"""

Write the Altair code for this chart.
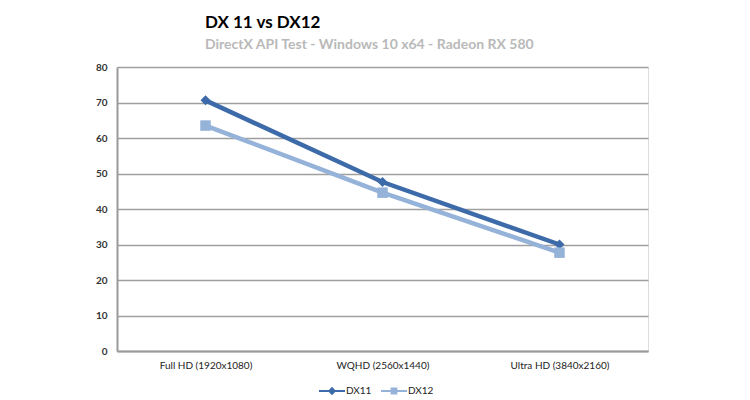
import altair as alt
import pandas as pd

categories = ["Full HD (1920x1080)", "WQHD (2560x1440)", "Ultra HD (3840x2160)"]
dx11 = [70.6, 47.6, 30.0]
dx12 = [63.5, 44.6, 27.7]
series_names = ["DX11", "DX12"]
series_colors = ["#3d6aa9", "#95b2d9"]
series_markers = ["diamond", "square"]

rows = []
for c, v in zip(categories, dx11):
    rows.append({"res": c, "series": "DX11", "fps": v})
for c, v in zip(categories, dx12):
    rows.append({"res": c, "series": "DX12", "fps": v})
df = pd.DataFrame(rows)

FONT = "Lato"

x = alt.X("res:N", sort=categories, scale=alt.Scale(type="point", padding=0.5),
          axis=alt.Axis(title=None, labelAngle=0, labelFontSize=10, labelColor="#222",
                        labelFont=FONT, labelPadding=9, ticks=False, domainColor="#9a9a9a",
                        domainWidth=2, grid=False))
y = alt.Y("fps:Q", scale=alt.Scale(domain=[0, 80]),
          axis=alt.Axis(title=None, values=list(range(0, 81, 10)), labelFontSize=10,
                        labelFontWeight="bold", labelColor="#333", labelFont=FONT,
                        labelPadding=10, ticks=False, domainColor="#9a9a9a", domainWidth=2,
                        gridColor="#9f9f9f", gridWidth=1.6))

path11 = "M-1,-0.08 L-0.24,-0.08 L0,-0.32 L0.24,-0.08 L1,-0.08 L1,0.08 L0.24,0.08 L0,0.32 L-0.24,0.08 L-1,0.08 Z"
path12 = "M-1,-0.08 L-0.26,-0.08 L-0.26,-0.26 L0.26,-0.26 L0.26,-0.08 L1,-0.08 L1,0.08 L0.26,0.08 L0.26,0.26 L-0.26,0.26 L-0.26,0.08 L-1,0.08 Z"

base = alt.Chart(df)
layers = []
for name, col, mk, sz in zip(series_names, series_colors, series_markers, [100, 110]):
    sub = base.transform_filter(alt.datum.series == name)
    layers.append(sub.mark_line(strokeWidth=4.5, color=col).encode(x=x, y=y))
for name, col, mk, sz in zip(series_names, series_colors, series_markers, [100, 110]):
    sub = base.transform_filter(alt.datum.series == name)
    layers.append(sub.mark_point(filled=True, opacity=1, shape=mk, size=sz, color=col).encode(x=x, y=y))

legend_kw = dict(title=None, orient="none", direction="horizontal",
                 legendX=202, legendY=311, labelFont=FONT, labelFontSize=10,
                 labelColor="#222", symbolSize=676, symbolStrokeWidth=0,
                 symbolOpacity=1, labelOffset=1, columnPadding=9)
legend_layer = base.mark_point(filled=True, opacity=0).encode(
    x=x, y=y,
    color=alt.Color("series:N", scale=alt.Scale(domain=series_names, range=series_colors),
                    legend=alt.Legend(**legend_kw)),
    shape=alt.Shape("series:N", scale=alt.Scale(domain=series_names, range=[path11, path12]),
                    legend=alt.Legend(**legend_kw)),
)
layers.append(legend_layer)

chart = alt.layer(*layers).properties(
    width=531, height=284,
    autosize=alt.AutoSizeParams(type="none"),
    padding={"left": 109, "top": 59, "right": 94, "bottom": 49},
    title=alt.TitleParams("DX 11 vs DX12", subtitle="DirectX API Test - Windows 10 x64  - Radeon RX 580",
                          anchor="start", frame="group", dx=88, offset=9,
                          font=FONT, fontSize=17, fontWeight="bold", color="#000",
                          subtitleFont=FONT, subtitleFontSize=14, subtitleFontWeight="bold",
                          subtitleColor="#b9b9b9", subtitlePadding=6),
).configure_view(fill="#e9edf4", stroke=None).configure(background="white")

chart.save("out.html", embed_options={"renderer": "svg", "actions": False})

"""

_Directions:_ Please write out all the data again word for word, but not the pictures.

_Output of the exercise:_
Write the Altair code for this chart.
import altair as alt
import pandas as pd

categories = ["Full HD (1920x1080)", "WQHD (2560x1440)", "Ultra HD (3840x2160)"]
dx11 = [70.6, 47.6, 30.0]
dx12 = [63.5, 44.6, 27.7]
series_names = ["DX11", "DX12"]
series_colors = ["#3d6aa9", "#95b2d9"]
series_markers = ["diamond", "square"]

rows = []
for c, v in zip(categories, dx11):
    rows.append({"res": c, "series": "DX11", "fps": v})
for c, v in zip(categories, dx12):
    rows.append({"res": c, "series": "DX12", "fps": v})
df = pd.DataFrame(rows)

FONT = "Lato"

x = alt.X("res:N", sort=categories, scale=alt.Scale(type="point", padding=0.5),
          axis=alt.Axis(title=None, labelAngle=0, labelFontSize=10, labelColor="#222",
                        labelFont=FONT, labelPadding=9, ticks=False, domainColor="#9a9a9a",
                        domainWidth=2, grid=False))
y = alt.Y("fps:Q", scale=alt.Scale(domain=[0, 80]),
          axis=alt.Axis(title=None, values=list(range(0, 81, 10)), labelFontSize=10,
                        labelFontWeight="bold", labelColor="#333", labelFont=FONT,
                        labelPadding=10, ticks=False, domainColor="#9a9a9a", domainWidth=2,
                        gridColor="#9f9f9f", gridWidth=1.6))

path11 = "M-1,-0.08 L-0.24,-0.08 L0,-0.32 L0.24,-0.08 L1,-0.08 L1,0.08 L0.24,0.08 L0,0.32 L-0.24,0.08 L-1,0.08 Z"
path12 = "M-1,-0.08 L-0.26,-0.08 L-0.26,-0.26 L0.26,-0.26 L0.26,-0.08 L1,-0.08 L1,0.08 L0.26,0.08 L0.26,0.26 L-0.26,0.26 L-0.26,0.08 L-1,0.08 Z"

base = alt.Chart(df)
layers = []
for name, col, mk, sz in zip(series_names, series_colors, series_markers, [100, 110]):
    sub = base.transform_filter(alt.datum.series == name)
    layers.append(sub.mark_line(strokeWidth=4.5, color=col).encode(x=x, y=y))
for name, col, mk, sz in zip(series_names, series_colors, series_markers, [100, 110]):
    sub = base.transform_filter(alt.datum.series == name)
    layers.append(sub.mark_point(filled=True, opacity=1, shape=mk, size=sz, color=col).encode(x=x, y=y))

legend_kw = dict(title=None, orient="none", direction="horizontal",
                 legendX=202, legendY=311, labelFont=FONT, labelFontSize=10,
                 labelColor="#222", symbolSize=676, symbolStrokeWidth=0,
                 symbolOpacity=1, labelOffset=1, columnPadding=9)
legend_layer = base.mark_point(filled=True, opacity=0).encode(
    x=x, y=y,
    color=alt.Color("series:N", scale=alt.Scale(domain=series_names, range=series_colors),
                    legend=alt.Legend(**legend_kw)),
    shape=alt.Shape("series:N", scale=alt.Scale(domain=series_names, range=[path11, path12]),
                    legend=alt.Legend(**legend_kw)),
)
layers.append(legend_layer)

chart = alt.layer(*layers).properties(
    width=531, height=284,
    autosize=alt.AutoSizeParams(type="none"),
    padding={"left": 109, "top": 59, "right": 94, "bottom": 49},
    title=alt.TitleParams("DX 11 vs DX12", subtitle="DirectX API Test - Windows 10 x64  - Radeon RX 580",
                          anchor="start", frame="group", dx=88, offset=9,
                          font=FONT, fontSize=17, fontWeight="bold", color="#000",
                          subtitleFont=FONT, subtitleFontSize=14, subtitleFontWeight="bold",
                          subtitleColor="#b9b9b9", subtitlePadding=6),
).configure_view(fill="#e9edf4", stroke=None).configure(background="white")

chart.save("out.html", embed_options={"renderer": "svg", "actions": False})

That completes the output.